L'année précédente, en 1988, à l'occasion du voyage d'un orchestre de jeunes en Pologne, j'avais pu toucher du doigt la réalité quotidienne d'un pays communiste d'Europe de l'Est. Au milieu d'un groupe d'immeubles noirs de crasse et de pollution, deux étaient tout blancs: on m'apprit qu'ils avaient été repeints car ils étaient dans le champ de la caméra lors du voyage du pape. Si j'avais apprécié la misère, l'oppression et la bureaucratie, j'avais aussi senti un enthousiasme, un élan, une solidarité, quelque chose qui couvait sous la cendre et ne demandait qu'à se réveiller. N'ayez pas peur ! les paroles prononcées par Jean-Paul II un an plus tôt lors de son voyage en Pologne étaient dans les coeurs et les esprits.

Parmi les images marquantes que je ne suis pas le seul à retenir de ces jours-là, celle du violoncelliste Msistlav Rostropovitch jouant Bach devant un pan de mur de Berlin à moitié détruit. Rostropovitch qui avait quitté le conservatoire de Moscou a 21 ans pour protester contre les attaques envers un de ses professeurs, un certain Dimitri Chostakovitch. Rostropovitch qui a caché et hébergé Soljénitsyne, Rostropovitch exilé puis déchu de la nationalité et de ces droits civiques dans les années 1970. Nul n'était mieux placé que Rostropovitch l'apatride pour éprouver et transmettre la joie de ce jour-là dans sa dimension universelle.

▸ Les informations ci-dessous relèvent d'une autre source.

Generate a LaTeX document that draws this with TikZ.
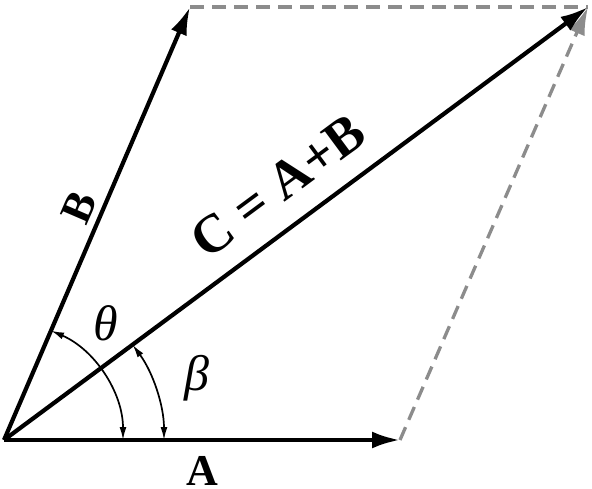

Il nous faut maintenant d'autres Rostropovitch. Car il reste bien des murs à abattre, partout dans le monde. Chypre, Israël, Corée... qui sait, peut-être Daniel Barenboïm sera encore suffisamment jeune et alerte dans quelques années pour diriger le Western Divan Orchestra lors de l'inauguration d'une zone de libre-échange et de coopération économique réunissant le Liban, Israël, la Syrie, la Jordanie et la Palestine enfin devenue un état ? Il est permis de rêver, car certains rêves se réalisent plus tôt et plus vite que tout ce qu'on aurait pu croire. C'est la leçon nous laisse que la chute du mur de Berlin. Puisse cette ode à la joie résonner longtemps dans nos mémoires et dans celles de nos enfants.